> [The task]:
In your copy, leave out the pictures; write out all the data exactly.

> [Provided data]:
## begin

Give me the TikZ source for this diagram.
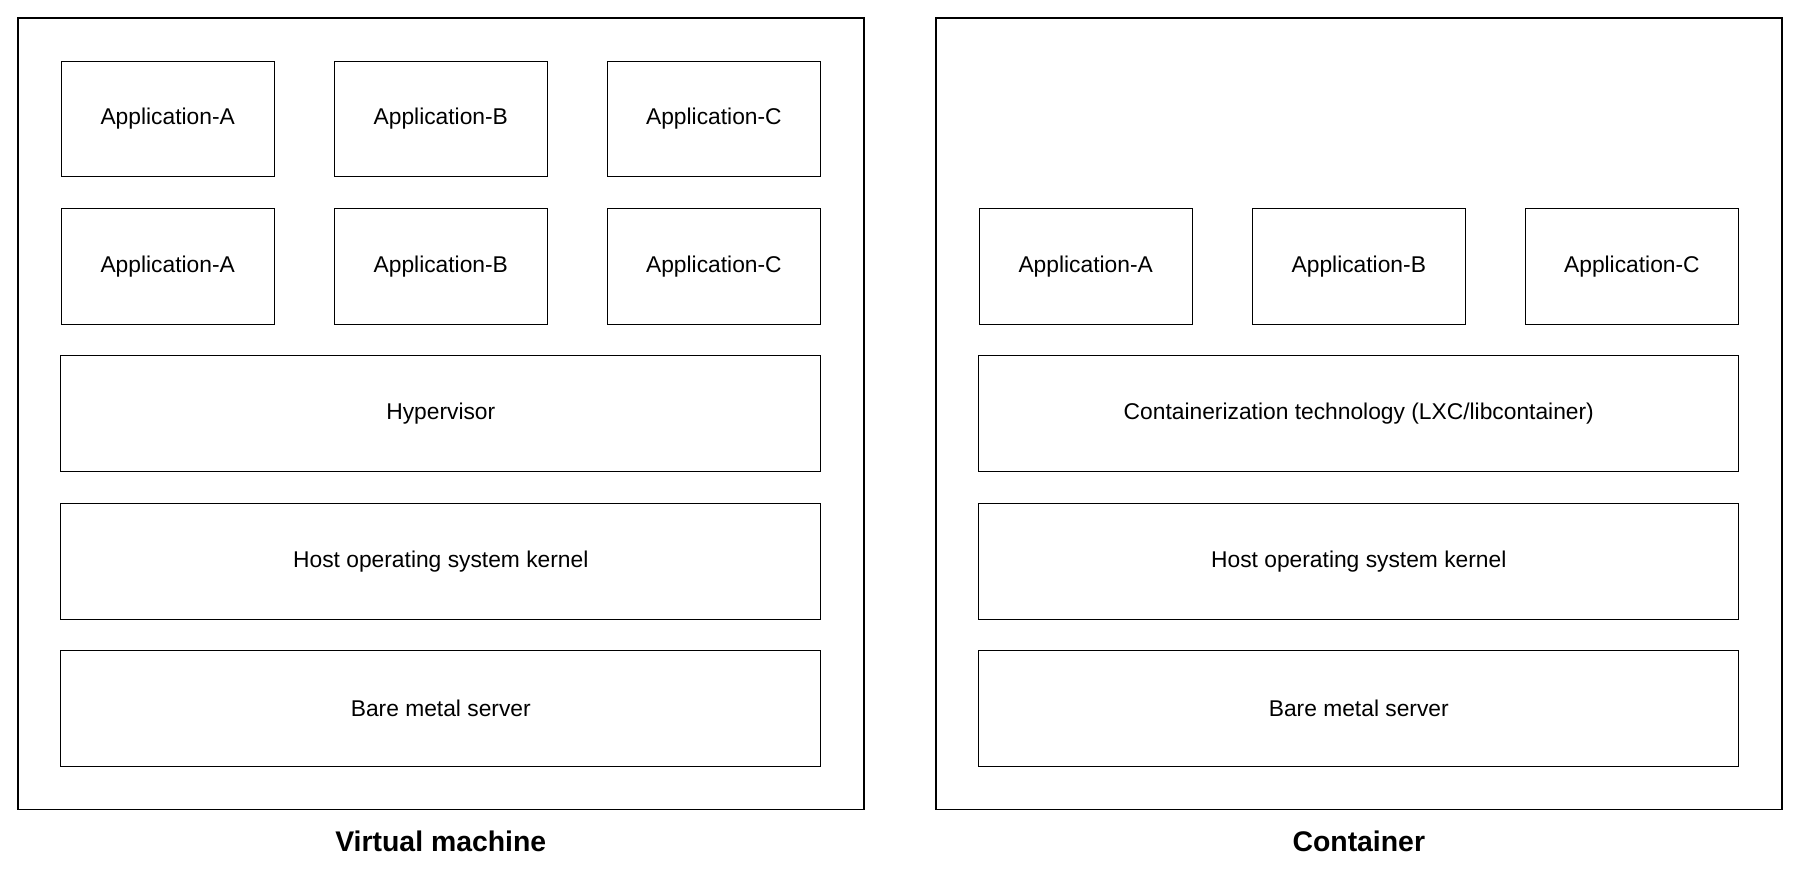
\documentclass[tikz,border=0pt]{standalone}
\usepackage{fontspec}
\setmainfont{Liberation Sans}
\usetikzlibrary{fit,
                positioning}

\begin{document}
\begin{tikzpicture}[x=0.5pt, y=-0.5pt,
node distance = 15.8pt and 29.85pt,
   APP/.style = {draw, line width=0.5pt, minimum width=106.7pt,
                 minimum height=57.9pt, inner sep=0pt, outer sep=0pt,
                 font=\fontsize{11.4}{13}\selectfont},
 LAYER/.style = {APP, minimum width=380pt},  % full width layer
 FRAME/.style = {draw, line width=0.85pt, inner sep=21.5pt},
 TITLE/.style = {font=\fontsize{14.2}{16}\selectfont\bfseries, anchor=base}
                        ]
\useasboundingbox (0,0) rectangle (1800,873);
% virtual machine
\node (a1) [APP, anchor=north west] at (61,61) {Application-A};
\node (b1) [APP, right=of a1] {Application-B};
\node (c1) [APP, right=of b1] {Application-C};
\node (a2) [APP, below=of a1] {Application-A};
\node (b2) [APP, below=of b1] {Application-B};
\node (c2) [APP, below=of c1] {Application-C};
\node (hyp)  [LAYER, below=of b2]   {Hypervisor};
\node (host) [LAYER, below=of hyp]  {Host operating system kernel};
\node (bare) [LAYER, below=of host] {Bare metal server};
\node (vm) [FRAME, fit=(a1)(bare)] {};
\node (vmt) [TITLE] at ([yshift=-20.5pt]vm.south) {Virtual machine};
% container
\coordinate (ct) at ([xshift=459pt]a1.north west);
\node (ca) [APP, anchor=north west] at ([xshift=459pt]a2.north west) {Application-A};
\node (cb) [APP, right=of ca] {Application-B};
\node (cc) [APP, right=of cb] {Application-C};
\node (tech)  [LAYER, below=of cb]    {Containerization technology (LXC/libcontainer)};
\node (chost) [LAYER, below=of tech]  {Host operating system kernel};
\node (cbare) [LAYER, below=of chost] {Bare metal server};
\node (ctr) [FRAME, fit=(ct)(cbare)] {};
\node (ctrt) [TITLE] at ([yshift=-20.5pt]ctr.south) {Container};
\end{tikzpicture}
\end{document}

## end

> [The answer]:
Give me the TikZ source for this diagram.
\documentclass[tikz,border=0pt]{standalone}
\usepackage{fontspec}
\setmainfont{Liberation Sans}
\usetikzlibrary{fit,
                positioning}

\begin{document}
\begin{tikzpicture}[x=0.5pt, y=-0.5pt,
node distance = 15.8pt and 29.85pt,
   APP/.style = {draw, line width=0.5pt, minimum width=106.7pt,
                 minimum height=57.9pt, inner sep=0pt, outer sep=0pt,
                 font=\fontsize{11.4}{13}\selectfont},
 LAYER/.style = {APP, minimum width=380pt},  % full width layer
 FRAME/.style = {draw, line width=0.85pt, inner sep=21.5pt},
 TITLE/.style = {font=\fontsize{14.2}{16}\selectfont\bfseries, anchor=base}
                        ]
\useasboundingbox (0,0) rectangle (1800,873);
% virtual machine
\node (a1) [APP, anchor=north west] at (61,61) {Application-A};
\node (b1) [APP, right=of a1] {Application-B};
\node (c1) [APP, right=of b1] {Application-C};
\node (a2) [APP, below=of a1] {Application-A};
\node (b2) [APP, below=of b1] {Application-B};
\node (c2) [APP, below=of c1] {Application-C};
\node (hyp)  [LAYER, below=of b2]   {Hypervisor};
\node (host) [LAYER, below=of hyp]  {Host operating system kernel};
\node (bare) [LAYER, below=of host] {Bare metal server};
\node (vm) [FRAME, fit=(a1)(bare)] {};
\node (vmt) [TITLE] at ([yshift=-20.5pt]vm.south) {Virtual machine};
% container
\coordinate (ct) at ([xshift=459pt]a1.north west);
\node (ca) [APP, anchor=north west] at ([xshift=459pt]a2.north west) {Application-A};
\node (cb) [APP, right=of ca] {Application-B};
\node (cc) [APP, right=of cb] {Application-C};
\node (tech)  [LAYER, below=of cb]    {Containerization technology (LXC/libcontainer)};
\node (chost) [LAYER, below=of tech]  {Host operating system kernel};
\node (cbare) [LAYER, below=of chost] {Bare metal server};
\node (ctr) [FRAME, fit=(ct)(cbare)] {};
\node (ctrt) [TITLE] at ([yshift=-20.5pt]ctr.south) {Container};
\end{tikzpicture}
\end{document}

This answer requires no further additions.